Ты слушаешь эти слова и думаешь: «Что же вы, мрази, наделали? Что же вы сотворили со своим народом и чужим, который сейчас прячется от вас?»
«Я хочу многого достигнуть». Ничего не достигла. Умерла в лагере за две недели до его освобождения.
Есть воспоминание двух девочек, которые подружились с сестрами Франк еще в первом концлагере. Они говорят, что Марго, сестра Анны, в последние дни жизни упала с нар на цементный пол (тиф) и лежала там в забытьи, однако ни у кого не было сил ее поднять. У Анны же была высокая температура, и она часто улыбалась в бреду. В начале февраля 1945-го умерла Марго, после чего у Анны окончательно пропало желание сопротивляться, и спустя несколько дней две сестры обнаружили, что место Анны на нарах пустует, а саму Анну они нашли снаружи и с трудом оттащили к братской могиле, куда раньше отнесли Марго.

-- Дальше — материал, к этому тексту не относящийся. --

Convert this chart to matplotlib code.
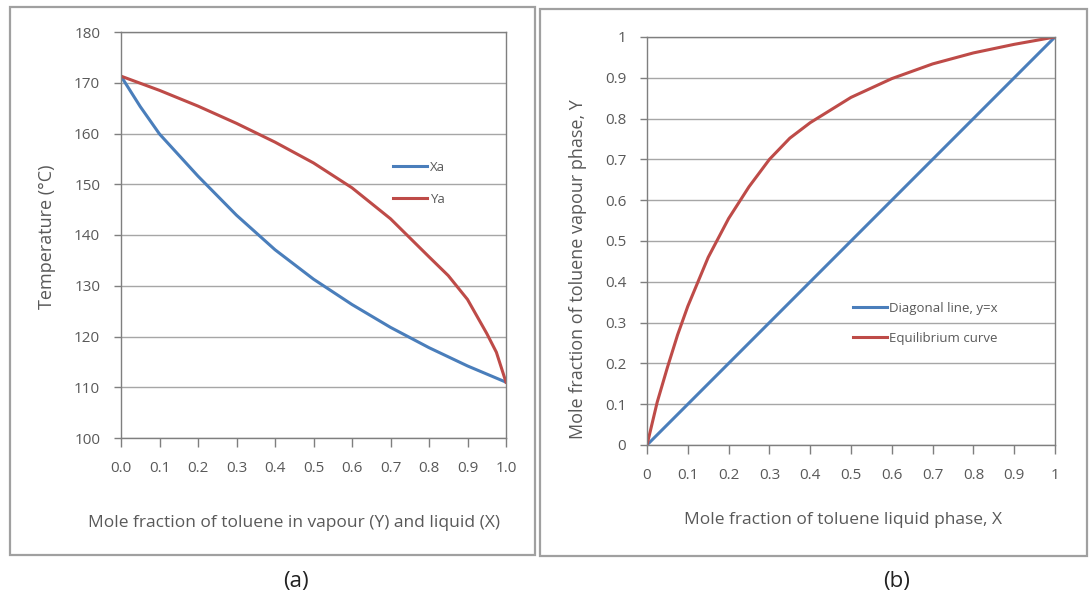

Еще в убежище Анне Франк снился сон. Во сне была тоска, тоска по другу. «Милая Китти, как я тоскую по поцелую». И он был потом, этот поцелуй. Петер ее поцеловал. Уже наяву. Почему, почему судьба не дала им этого шанса – досидеть в убежище? Кто их предал?
Анна Франк, еще живая, чистит горох и думает, что никогда-никогда не станет домохозяйкой. И она права. Не станет. Не успеет. Осталось совсем недолго. Но пока это «недолго» длится, она все пишет и пишет про Петера. О том, как оторвать его от себя. «Ведь я не смогу сделать его своим другом». Девичьи, смешные, глупые мысли. Бедный ребенок.
Я беспрерывно упрекаю себя: «Вот видишь, чего ты снова добилась: о тебе думают плохо, смотрят с обидой и упреком, никому ты не мила. <…> Ну а родителей моя внезапная серьезность наводит на мысль, что я заболела. Они пичкают меня таблетками от головной боли и успокоительными травками, щупают пульс и лоб… и в итоге заявляют, что у меня хандра. Тогда я не выдерживаю и начинаю огрызаться, а потом мне становится ужасно грустно. И я снова принимаю легкомысленный вид, скрывая все, что у меня на душе, и ищу способ, чтобы стать такой, какой я хотела бы и могла бы быть, если бы… не было на свете других людей.
После чего дневник Анны Франк обрывается.